Keep your training certificates, drill reports, and equipment checklists in one organized place—a shared digital folder is perfect for this.

How Detailed Does My Equipment List Need to Be?

Your equipment list is much more than a simple inventory. In an emergency, your team needs to know exactly what they have and precisely where to find it, without a second’s hesitation.

Get specific. Don't just write "spill boom." Instead, write: "200-foot rapid-deployment boom, Model XYZ, located in the red shed on Rack B."

Your documentation should include:

  • Manufacturer names and model numbers.
  • Precise storage locations.
  • Weekly visual inspections (and a log to prove it).
  • Monthly functional tests for critical gear like booms, skimmers, and emergency shut-off valves.

What Are Some Common Mistakes to Avoid?

I’ve seen a few things go wrong over the years. Here are some common pitfalls that can undermine even the best-laid plans:

  • Locking up spill kits. Don’t store essential response gear where only a manager has the key. It needs to be immediately accessible to the crew on the front lines.
  • Using generic checklists. A template is a great starting point, but it must be customized with your facility’s specific details, like dock numbers and equipment locations.
  • Ignoring near-misses. A small drip that was caught just in time is a valuable learning opportunity. Document it, discuss it, and figure out how to prevent it from happening again.

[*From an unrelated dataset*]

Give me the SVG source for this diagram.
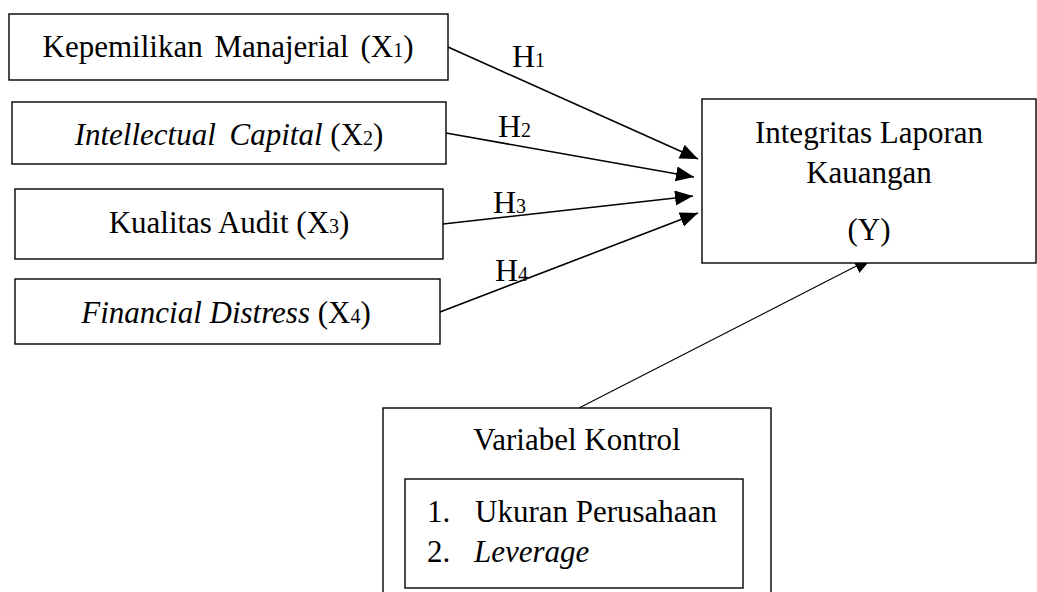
<svg xmlns="http://www.w3.org/2000/svg" width="1037" height="592" viewBox="0 0 1037 592">
<style>
.box{fill:#fff;stroke:#000;stroke-width:1.4}
.t{font-family:"Liberation Serif","Times New Roman",serif;font-size:31px;fill:#000}
.c{text-anchor:middle}
.i{font-style:italic}
.h{font-family:"Liberation Serif","Times New Roman",serif;font-size:32px;fill:#000}
.sub{font-size:20px}
.ln{stroke:#000;stroke-width:1.6;fill:none}
</style>
<defs>
<marker id="arr" markerUnits="userSpaceOnUse" markerWidth="20" markerHeight="16" refX="18" refY="7.5" orient="auto">
<path d="M0,0 L18,7.5 L0,15 Z" fill="#000"/>
</marker>
</defs>
<g id="connectors">
<line class="ln" x1="448" y1="47" x2="698" y2="159" marker-end="url(#arr)"/>
<line class="ln" x1="446" y1="133" x2="694" y2="177" marker-end="url(#arr)"/>
<line class="ln" x1="443" y1="224" x2="693" y2="196" marker-end="url(#arr)"/>
<line class="ln" x1="440" y1="312" x2="698" y2="213" marker-end="url(#arr)"/>
<line class="ln" style="stroke-width:1.1" x1="579" y1="408" x2="872" y2="258" marker-end="url(#arr)"/>
<text class="h" x="512" y="67">H<tspan class="sub">1</tspan></text>
<text class="h" x="498" y="137">H<tspan class="sub">2</tspan></text>
<text class="h" x="493" y="213">H<tspan class="sub">3</tspan></text>
<text class="h" x="495" y="281">H<tspan class="sub">4</tspan></text>
</g>
<g id="x1">
<rect class="box" x="9" y="14" width="439" height="66"/>
<text class="t c" x="228" y="57" word-spacing="4">Kepemilikan Manajerial (X<tspan class="sub">1</tspan>)</text>
</g>
<g id="x2">
<rect class="box" x="12" y="102" width="434" height="62"/>
<text class="t c" x="229" y="145"><tspan class="i" word-spacing="6">Intellectual Capital</tspan> (X<tspan class="sub">2</tspan>)</text>
</g>
<g id="x3">
<rect class="box" x="15" y="189" width="428" height="70"/>
<text class="t c" x="229" y="233">Kualitas Audit (X<tspan class="sub">3</tspan>)</text>
</g>
<g id="x4">
<rect class="box" x="15" y="279" width="425" height="65"/>
<text class="t c" x="226" y="323"><tspan class="i">Financial Distress</tspan>  (X<tspan class="sub">4</tspan>)</text>
</g>
<g id="y">
<rect class="box" x="702" y="99" width="334" height="164"/>
<text class="t c" x="869" y="143">Integritas Laporan</text>
<text class="t c" x="869" y="183">Kauangan</text>
<text class="t c" x="869" y="240">(Y)</text>
</g>
<g id="kontrol">
<rect class="box" x="383" y="408" width="388" height="200"/>
<text class="t c" x="577" y="450">Variabel Kontrol</text>
<rect class="box" x="405" y="479" width="338" height="109"/>
<text class="t" x="427" y="522">1.</text>
<text class="t" x="475" y="522">Ukuran Perusahaan</text>
<text class="t" x="427" y="562">2.</text>
<text class="t i" x="474" y="562">Leverage</text>
</g>
</svg>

The goal is a rapid, effective response. Practice getting that boom in the water. Time your crew. Can they grab it in 60 seconds? Can they have it fully deployed in 120 seconds? Drills will tell you the truth.

Keep a Paper Trail of Your Updates

When you do make changes to your plan, document them clearly. Version control isn't just for software developers; it's a lifesaver during an audit and shows a true commitment to safety.

  • Use clear version numbers and dates (e.g., Spill Plan v2.1 - 2024-10-15).
  • Briefly note the reason for the change (e.g., "Updated after new boom purchase").
  • Archive old versions. You might need to refer back to them someday.

By treating your spill plan as a dynamic tool and integrating it into your daily work, you’ll keep your crew safe, your operation compliant, and your waters clean.